L’INTERO STATO MAGGIORE spalleggia il capo, anzi lo spinge come può, e apre a propria volta il fuoco. «Se si volesse far nascere un governo senza il primo partito italiano sarebbe evidentemente un tavolo zoppo», commenta Giancarlo Giorgetti, forse il leghista che più di ogni altro si sta spendendo per convincere Salvini a rompere ogni indugio. Luca Zaia, altro sostenitore strenuo dell’ingresso in maggioranza, si era già detto convinto che il presidente incaricato, «persona intelligente», non avrebbe ceduto ai veti contro la Lega: tanto più che si tratta del partito che governa le regioni più produttive del Paese. Ma il vero segnale della svolta è l’apertura dell’antieuro numero uno Alberto Bagnai, che ora definisce l’ex presidente della Bce «un pragmatico con cui si può dialogare».

NULLA È ANCORA CERTO ma tutto, dunque, lascia pensare che quello di Salvini, oggi, sarà un segnale di massima apertura e disponibilità. Le forze della maggioranza hanno cercato ieri di bloccarlo. LeU, dopo la consultazione con Draghi dei capigruppo Loredana De Petris e Federico Fornaro, ha segnalato che proprio la differenza radicale nei programmi rende «impossibile la convivenza» con la Lega. Il segretario del Pd Nicola Zingaretti ha cercato di porre un ostacolo materiale, la richiesta di una riforma fiscale progressiva, aggiungendo che a quel punto dovrebbero esserci solo ministri tecnici.

A porte chiuse entrambe le delegazioni hanno insomma fatto capire a Draghi, al di là di ogni possibile equivoco, che la presenza della Lega «nel perimetro» costituirebbe un grosso problema. Non hanno sfondato. A entrambe Draghi ha risposto, nemmeno troppo tra le righe, che la sintesi spetta a lui e che il mandato del capo dello Stato è dar vita a un governo svincolato da «formule politiche». A Salvini, oggi, dirà che il suo approccio alla Ue è «pragmatico e non ideologico», adoperando non a caso una parola che al leghista piace molto.

Se la Lega risponderà all’appello di Mattarella, Super Mario non chiuderà le porte e starà ai partiti della ex maggioranza decidere cosa fare.

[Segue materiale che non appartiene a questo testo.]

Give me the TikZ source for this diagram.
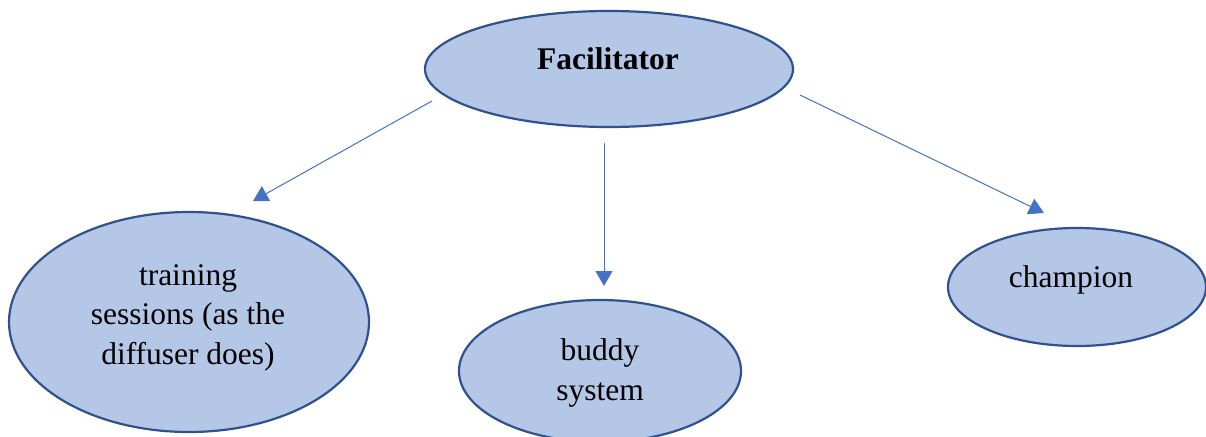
\documentclass[tikz,border=0pt]{standalone}
\usepackage{fontspec}
\setmainfont{Liberation Serif}
\usetikzlibrary{shapes.geometric,arrows.meta}
\definecolor{bubblefill}{HTML}{B4C7E7}
\definecolor{bubbleline}{HTML}{2F528F}
\definecolor{arrowblue}{HTML}{4472C4}
\begin{document}
\begin{tikzpicture}[x=1pt,y=-1pt,
  bubble/.style={ellipse,draw=bubbleline,fill=bubblefill,line width=2.2pt,inner sep=0pt},
  label/.style={anchor=base,inner sep=0pt,align=center,font=\fontsize{31.5}{39.5}\selectfont},
  link/.style={draw=arrowblue,line width=1pt,-{Triangle[length=15pt,width=17pt]}}]
  \clip (0,0) rectangle (1206,436);
  % ellipses
  \node[bubble,minimum width=368pt,minimum height=116pt] (fac) at (609,69) {};
  \node[bubble,minimum width=360pt,minimum height=220pt] (train) at (189,322) {};
  \node[bubble,minimum width=282pt,minimum height=142pt] (buddy) at (600,371) {};
  \node[bubble,minimum width=258pt,minimum height=118pt] (champ) at (1077,287) {};
  % texts (base = baseline of the last line)
  \node[label,font=\fontsize{31.5}{39.5}\selectfont\bfseries] (factext) at (608,69) {Facilitator};
  \node[label] (traintext) at (188,364) {training\\sessions (as the\\diffuser does)};
  \node[label] (buddytext) at (600,400) {buddy\\system};
  \node[label] (champtext) at (1071,287) {champion};
  % arrow ends
  \coordinate (s1) at (432,101);
  \coordinate (e1) at (253,201);
  \coordinate (s2) at (604,143);
  \coordinate (e2) at (604,286);
  \coordinate (s3) at (800,95);
  \coordinate (e3) at (1044,213);
  \draw[link] (s1) -- (e1);
  \draw[link] (s2) -- (e2);
  \draw[link] (s3) -- (e3);
\end{tikzpicture}
\end{document}
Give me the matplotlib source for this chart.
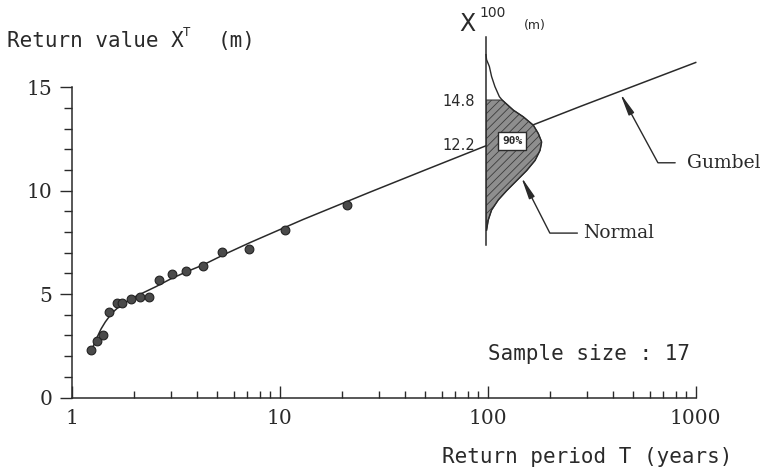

Il Pd accetterà. LeU assicura che non sarà così ma la componente di Art. Uno, a differenza di quella di Sinistra italiana, appare più tentata. Per i 5S sarà lo psicodramma finale ma Grillo, al telefono con Draghi, avrebbe assicurato nei giorni scorsi l’adesione del Movimento. Senatori ribelli permettendo.

IERI MARIO DRAGHI si è intrattenuto al telefono con un altro leader, Silvio Berlusconi, che ha rinunciato all’ultimo momento a capitanare la delegazione azzurra. Questioni di salute, ufficialmente, ma più probabilmente i consigli dei suoi avvocati: non è il caso di essere malati quando ci sono le udienze da rinviare e risanati quando si tratta di occasioni ufficiali. Il Cavaliere ha voluto comunque comunicare di persona, anticipando la sua delegazione, la disponibilità azzurra.

NESSUNA TENTAZIONE invece per FdI, anche se Giorgia Meloni garantisce di essere «pronta a dare una mano sui singoli provvedimenti». Ma la possibilità di un’astensione che basterebbe a evitare rotture con gli alleati resta. Tra i Fratelli c’è chi, come La Russa, insiste e la leader pensa ora a un nuovo vertice della destra prima di tirare le somme.